The majority of our hesitation and fear of mistakes probably arises from a school system which was singularly focused on mistakes which detracted from a perfect score. The straight-A student is essentially a student who made no mistakes, no missteps.
As impressive as that feat might be in the eye of say - college admission bureaucrats, there is very little real world utility in the perfect score. The most capable and successful are those who can squeeze every last bit of insight from a mistake - not success. The ability to reapply with a more nuanced understanding is the key to a great deal of progress and personal success.
A large concern with avoiding mistakes likely just generates a kind of procrastination. It’s an excuse bred by a hammered-in notion of preparing for the test, but outside of school, the best things we can accomplish are additive: they are things we build, be it companies, a piece of writing, a house, a friendship, a career, a reputation or any variety of project.
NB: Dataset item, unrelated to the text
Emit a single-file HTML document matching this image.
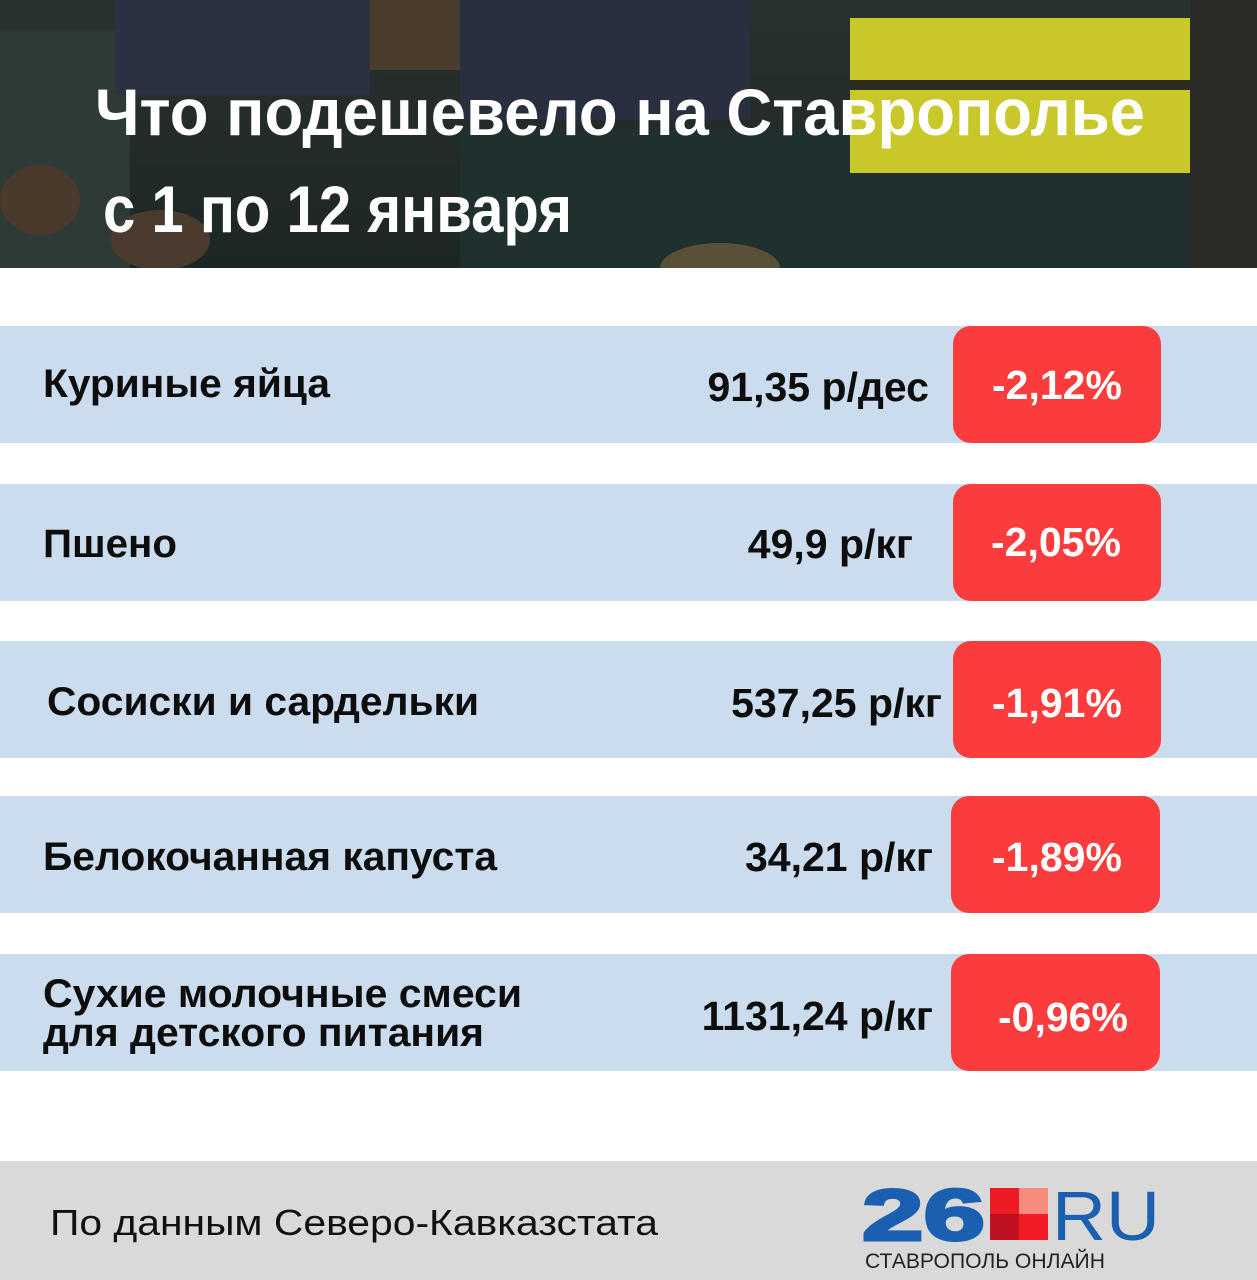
<!DOCTYPE html>
<html><head><meta charset="utf-8"><style>
html,body{margin:0;padding:0;background:#fff}
svg{display:block}
text{font-family:"Liberation Sans",sans-serif}
</style></head><body>
<svg width="1257" height="1280" viewBox="0 0 1257 1280" xmlns="http://www.w3.org/2000/svg">
<defs>
<linearGradient id="hg" x1="0" y1="0" x2="0" y2="1">
<stop offset="0" stop-color="#2a3230"/><stop offset="1" stop-color="#1c2624"/>
</linearGradient>
<clipPath id="hc"><rect x="0" y="0" width="1257" height="268"/></clipPath>
</defs>
<g clip-path="url(#hc)">
<rect x="0" y="0" width="1257" height="268" fill="url(#hg)"/>
<rect x="0" y="30" width="130" height="238" fill="#2e3a36"/>
<ellipse cx="40" cy="200" rx="40" ry="35" fill="#4a3a2c"/>
<ellipse cx="160" cy="240" rx="50" ry="30" fill="#4a3b2e"/>
<rect x="115" y="0" width="255" height="95" fill="#2a3140"/>
<rect x="460" y="0" width="290" height="120" fill="#283040"/>
<rect x="370" y="0" width="90" height="70" fill="#4b3d2e"/>
<rect x="460" y="130" width="800" height="138" fill="#1f302e"/>
<rect x="850" y="18" width="340" height="155" fill="#c8c82a"/>
<rect x="850" y="80" width="340" height="10" fill="#2b2b20"/>
<rect x="1190" y="0" width="67" height="268" fill="#2a2b26"/>
<ellipse cx="720" cy="268" rx="60" ry="25" fill="#5a5038"/>
</g>
<text x="95" y="135" font-size="66" font-weight="bold" fill="#fff" textLength="1050" lengthAdjust="spacingAndGlyphs">Что подешевело на Ставрополье</text>
<text x="103" y="232" font-size="66" font-weight="bold" fill="#fff" textLength="469" lengthAdjust="spacingAndGlyphs">с 1 по 12 января</text>

<g fill="#cbdcee">
<rect x="0" y="326" width="1257" height="117"/>
<rect x="0" y="484" width="1257" height="117"/>
<rect x="0" y="641" width="1257" height="117"/>
<rect x="0" y="796" width="1257" height="117"/>
<rect x="0" y="954" width="1257" height="117"/>
</g>
<g fill="#fb3c3c">
<rect x="953" y="326" width="208" height="117" rx="18"/>
<rect x="953" y="484" width="208" height="117" rx="18"/>
<rect x="953" y="641" width="208" height="117" rx="18"/>
<rect x="951" y="796" width="209" height="117" rx="18"/>
<rect x="951" y="954" width="209" height="117" rx="18"/>
</g>
<g font-size="40" font-weight="bold" fill="#0d0d0d">
<text x="43" y="397" textLength="287" lengthAdjust="spacingAndGlyphs">Куриные яйца</text>
<text x="43" y="557" textLength="134" lengthAdjust="spacingAndGlyphs">Пшено</text>
<text x="47" y="715" textLength="432" lengthAdjust="spacingAndGlyphs">Сосиски и сардельки</text>
<text x="43" y="870" textLength="454" lengthAdjust="spacingAndGlyphs">Белокочанная капуста</text>
<text x="43" y="1007" textLength="479" lengthAdjust="spacingAndGlyphs">Сухие молочные смеси</text>
<text x="43" y="1046" textLength="441" lengthAdjust="spacingAndGlyphs">для детского питания</text>
</g>
<g font-size="41" font-weight="bold" fill="#0d0d0d" text-anchor="end">
<text x="929" y="401">91,35 р/дес</text>
<text x="913" y="558">49,9 р/кг</text>
<text x="942" y="717">537,25 р/кг</text>
<text x="933" y="871">34,21 р/кг</text>
<text x="933" y="1030">1131,24 р/кг</text>
</g>
<g font-size="41" font-weight="bold" fill="#fff" text-anchor="middle">
<text x="1057" y="399">-2,12%</text>
<text x="1056" y="556">-2,05%</text>
<text x="1057" y="717">-1,91%</text>
<text x="1057" y="871">-1,89%</text>
<text x="1063" y="1031">-0,96%</text>
</g>

<rect x="0" y="1161" width="1257" height="119" fill="#d9d9d9"/>
<text x="50" y="1235" font-size="36" fill="#111" textLength="608" lengthAdjust="spacingAndGlyphs">По данным Северо-Кавказстата</text>
<text x="862" y="1240" font-size="72" font-weight="bold" fill="#1a5fb0" textLength="123" lengthAdjust="spacingAndGlyphs" stroke="#1a5fb0" stroke-width="3">26</text>
<rect x="990" y="1188" width="29" height="26" fill="#ec1c24"/>
<rect x="1019" y="1188" width="29" height="26" fill="#f68c7c"/>
<rect x="990" y="1214" width="29" height="26" fill="#c0121e"/>
<rect x="1019" y="1214" width="29" height="26" fill="#f41c24"/>
<text x="1052" y="1240" font-size="70" fill="#1a5fb0" textLength="108" lengthAdjust="spacingAndGlyphs">RU</text>
<text x="865" y="1268" font-size="21" fill="#222" textLength="240" lengthAdjust="spacingAndGlyphs">СТАВРОПОЛЬ ОНЛАЙН</text>
</svg>
</body></html>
Life is much more like the blank page as opposed to the test with predesigned answers. The mistakes made while adding to the blank page contain the real jewels of learning, because a mistake encapsulates a blindspot - an area where our idea of the world is flawed. The mistake in real time is an opportunity to zero in on this flaw and fix it, making our measure of the world a bit richer, a bit more nuanced.
Navigating mistakes isn’t so much about avoiding them at all costs but using them as places to pivot, like sign posts that point towards a better direction.